Platform selection framework: how executive teams should decide
The most effective ERP evaluation programs use a weighted decision framework rather than relying on demos or vendor narratives. Executive teams should score SAP and Dynamics across process fit, architecture alignment, cloud operating model compatibility, implementation risk, TCO, interoperability, governance maturity, and transformation readiness. The objective is to determine which platform best supports the target operating model, not which vendor performs best in a generic market ranking.

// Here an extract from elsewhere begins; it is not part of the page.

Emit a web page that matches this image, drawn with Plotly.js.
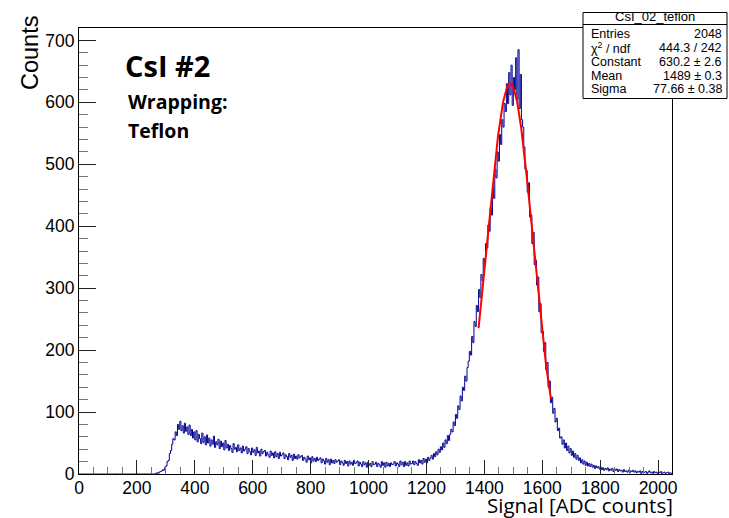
<!DOCTYPE html>
<html>
<head>
<meta charset="utf-8">
<script src="https://cdn.plot.ly/plotly-3.0.1.min.js"></script>
<style>html,body{margin:0;padding:0;background:#fff;}#chart{width:729px;height:518px;}</style>
</head>
<body>
<div id="chart"></div>
<script>
// Histogram: bins of 4 ADC counts from 0 to 2048 (lower edges = 4*i)
const binWidth = 4;
const countsBelow256 = [
  0,0,0,0,0,0,0,0,0,0,0,0,0,0,0,0, 0,0,0,0,0,0,0,0,0,0,0,0,0,0,0,0,
  0,0,0,0,0,0,0,0,0,0,0,0,0,0,0,0, 0,0,0,0,0,0,0,0,0,0,0,0,0,0,0,0
];
const countsFrom256 = [
  0,0,1,2,1,3,4,5,7,6,11,13,20,22,33,38,
  48,57,55,68,62,80,72,85,70,78,66,82,69,76,64,79,
  62,72,58,68,55,70,52,64,57,49,66,51,60,47,63,50,
  58,45,55,48,61,43,52,47,56,41,53,44,50,39,54,42,
  48,38,46,41,35,49,40,43,36,47,38,42,34,45,37,40,
  44,33,41,36,31,42,35,39,30,43,34,37,29,40,33,36,
  38,29,35,31,27,37,30,34,26,36,28,33,25,35,29,31,
  34,25,31,28,23,33,27,30,22,32,25,29,24,31,26,28,
  30,22,27,24,19,29,23,26,18,28,21,25,20,27,22,24,
  26,18,24,21,16,25,19,23,15,24,18,22,17,23,19,21,
  23,15,21,18,14,22,17,20,13,21,16,19,14,22,17,18,
  21,13,19,16,12,20,15,18,11,19,14,17,12,20,15,16,
  19,12,17,15,11,20,14,18,11,19,13,17,12,18,15,16,
  20,13,18,16,12,21,15,19,12,20,14,18,13,21,16,17,
  21,15,20,17,14,23,18,22,16,25,19,24,18,27,22,26,
  30,24,33,28,36,31,40,35,44,39,50,43,55,49,62,54,
  64,72,68,84,78,96,90,110,104,126,118,140,135,158,150,172,
  182,198,192,222,212,246,238,272,262,298,285,322,312,348,338,372,
  365,402,392,430,418,462,445,492,478,520,505,548,532,572,560,598,
  585,630,598,648,612,660,595,640,620,672,605,685,590,645,572,560,
  528,492,490,455,470,415,418,372,390,338,345,305,318,262,275,228,
  230,198,212,168,180,140,150,115,124,98,106,84,90,70,74,58,
  60,48,55,42,50,38,45,34,41,30,37,27,33,24,30,22,
  26,18,23,16,21,14,19,13,17,12,16,11,14,9,13,10,
  12,8,11,7,10,6,9,7,10,5,8,6,9,4,8,6,
  8,4,7,5,6,3,7,4,5,3,6,2,5,4,6,3,
  5,2,4,3,5,1,4,2,3,4,1,3,5,2,3,1,
  4,2,3,1,3,2,4,1,2,3,1,2,3,1,2,1
];
const counts = countsBelow256.concat(countsFrom256);

// Gaussian fit parameters (from stats box)
const fitConstant = 630.2;
const fitMean = 1489;
const fitSigma = 77.66;
const fitRange = [1380, 1630];

const statsTitle = "CsI_02_teflon";
const statsLabels = ["Entries", "χ<sup>2</sup> / ndf", "Constant", "Mean", "Sigma"];
const statsValues = ["2048", "444.3 / 242", "630.2 ± 2.6", "1489 ± 0.3", "77.66 ± 0.38"];

// step-line arrays from bin edges
const hx = [], hy = [];
counts.forEach((c, i) => { hx.push(i * binWidth); hy.push(c); });
hx.push(counts.length * binWidth); hy.push(counts[counts.length - 1]);

const fx = [], fy = [];
for (let x = fitRange[0]; x <= fitRange[1]; x += 2) {
  fx.push(x);
  fy.push(fitConstant * Math.exp(-0.5 * Math.pow((x - fitMean) / fitSigma, 2)));
}

const traces = [
  {x: hx, y: hy, type: 'scatter', mode: 'lines', line: {shape: 'hv', color: '#000090', width: 1}, hoverinfo: 'skip'},
  {x: fx, y: fy, type: 'scatter', mode: 'lines', line: {color: '#ff0000', width: 2}, hoverinfo: 'skip'}
];

// geometry helpers (plot area: px 79..672, py 28..474)
const L = 79, R = 672, T = 28, B = 474;
const px = v => (v - L) / (R - L);
const py = v => (B - v) / (B - T);

const tickFont = {family: 'Liberation Sans, Arial, sans-serif', size: 17.5, color: '#000'};
const annotations = [
  {text: 'Counts', x: px(30), y: py(53), xref: 'paper', yref: 'paper', textangle: -90, showarrow: false,
   xanchor: 'center', yanchor: 'middle', font: {family: 'Liberation Sans, Arial, sans-serif', size: 23.5, color: '#000'}},
  {text: 'Signal [ADC counts]', x: px(675), y: py(505), xref: 'paper', yref: 'paper', showarrow: false,
   xanchor: 'right', yanchor: 'middle', font: {family: 'Open Sans, sans-serif', size: 20.5, color: '#000'}},
  {text: '<b>CsI #2</b>', x: px(123), y: py(65), xref: 'paper', yref: 'paper', showarrow: false,
   xanchor: 'left', yanchor: 'middle', font: {family: 'Open Sans, sans-serif', size: 29, color: '#000'}},
  {text: '<b>Wrapping:</b>', x: px(126), y: py(101), xref: 'paper', yref: 'paper', showarrow: false,
   xanchor: 'left', yanchor: 'middle', font: {family: 'Open Sans, sans-serif', size: 19.5, color: '#000'}},
  {text: '<b>Teflon</b>', x: px(126), y: py(130), xref: 'paper', yref: 'paper', showarrow: false,
   xanchor: 'left', yanchor: 'middle', font: {family: 'Open Sans, sans-serif', size: 19.5, color: '#000'}},
  {text: statsTitle, x: px(655), y: py(16.5), xref: 'paper', yref: 'paper', showarrow: false,
   xanchor: 'center', yanchor: 'middle', font: {family: 'Liberation Sans, Arial, sans-serif', size: 13, color: '#000'}}
];
const rowY = [34, 48, 62, 76, 89];
statsLabels.forEach((lab, i) => {
  annotations.push({text: lab, x: px(589), y: py(rowY[i]), xref: 'paper', yref: 'paper', showarrow: false,
    xanchor: 'left', yanchor: 'middle', font: {family: 'Liberation Sans, Arial, sans-serif', size: 12.5, color: '#000'}});
  annotations.push({text: statsValues[i], x: px(724), y: py(rowY[i]), xref: 'paper', yref: 'paper', showarrow: false,
    xanchor: 'right', yanchor: 'middle', font: {family: 'Liberation Sans, Arial, sans-serif', size: 12.5, color: '#000'}});
});

const layout = {
  width: 729, height: 518,
  margin: {l: L, r: 729 - R, t: T, b: 518 - B, pad: 0},
  paper_bgcolor: '#fff', plot_bgcolor: '#fff',
  showlegend: false,
  xaxis: {
    range: [0, 2048], tickmode: 'linear', tick0: 0, dtick: 200,
    ticks: 'inside', ticklen: 14, tickwidth: 1, tickcolor: '#222',
    minor: {ticks: 'inside', ticklen: 7, dtick: 50, tickcolor: '#777', tickwidth: 1},
    showline: true, mirror: true, linecolor: '#000', linewidth: 1,
    showgrid: false, zeroline: false, tickfont: tickFont, fixedrange: true,
    ticklabelstandoff: -2
  },
  yaxis: {
    range: [0, 720], tickmode: 'linear', tick0: 0, dtick: 100,
    ticks: 'inside', ticklen: 17, tickwidth: 1, tickcolor: '#222',
    minor: {ticks: 'inside', ticklen: 9, dtick: 20, tickcolor: '#777', tickwidth: 1},
    showline: true, mirror: true, linecolor: '#000', linewidth: 1,
    showgrid: false, zeroline: false, tickfont: tickFont, fixedrange: true
  },
  shapes: [
    {type: 'rect', xref: 'paper', yref: 'paper', x0: px(583), x1: px(727), y0: py(98.5), y1: py(12.5),
     line: {color: '#000', width: 1}, fillcolor: '#fff', layer: 'above'},
    {type: 'line', xref: 'paper', yref: 'paper', x0: px(583), x1: px(727), y0: py(24.5), y1: py(24.5),
     line: {color: '#000', width: 1}, layer: 'above'}
  ],
  annotations: annotations
};

Plotly.newPlot('chart', traces, layout, {displayModeBar: false, staticPlot: true});
</script>
</body>
</html>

| Decision criterion | When SAP often scores higher | When Dynamics often scores higher | Executive signal |
|---|---|---|---|
| Global process complexity | Highly standardized multinational operations | Moderate complexity with phased modernization goals | Match platform depth to actual process burden |
| Microsoft ecosystem leverage | Not the primary strategic driver | Core to collaboration, analytics, identity, and automation strategy | Existing platform investments should influence ERP economics |
| Manufacturing and supply chain rigor | Critical to enterprise value creation | Important but not the dominant differentiator | Industry operating model should outweigh generic feature scoring |
| Transformation capacity | Enterprise can support rigorous redesign and governance | Enterprise needs staged deployment and faster adoption cycles | Program ambition must match organizational readiness |
| Customization tolerance | Business willing to standardize aggressively | Business needs more flexible extension pathways | Governance maturity determines whether flexibility is an asset or risk |
| Long-term platform strategy | ERP backbone centralization is the priority | Business application ecosystem alignment is the priority | Choose the platform that best fits the future operating model |
- Choose SAP when enterprise value depends on deep process integration, global standardization, and a disciplined ERP backbone for complex operations.
- Choose Dynamics when enterprise value depends on Microsoft ecosystem alignment, modular modernization, and faster operational adoption across business functions.
- Delay selection if the organization has not defined target process standards, data ownership, integration principles, and executive governance structure.
- Run scenario-based evaluations using real workflows, real data dependencies, and real reporting requirements rather than scripted vendor demonstrations.
Final assessment for enterprise platform alignment
SAP and Dynamics are both credible SaaS ERP platforms, but they solve enterprise modernization in different ways. SAP is generally the stronger candidate when the organization needs a highly governed operational core capable of supporting complex global processes with strong standardization. Dynamics is generally the stronger candidate when the organization wants ERP modernization tightly connected to the Microsoft cloud operating model and values modular deployment, ecosystem interoperability, and business-user accessibility.
For CIOs and procurement leaders, the central question is not which platform has more functionality on paper. It is which platform creates the best long-term fit across architecture, governance, resilience, interoperability, and transformation economics. Enterprises that make this decision well typically invest early in operating model definition, process rationalization, data governance, and scenario-based evaluation. Those that do not often discover too late that ERP selection errors are less about software gaps and more about platform misalignment.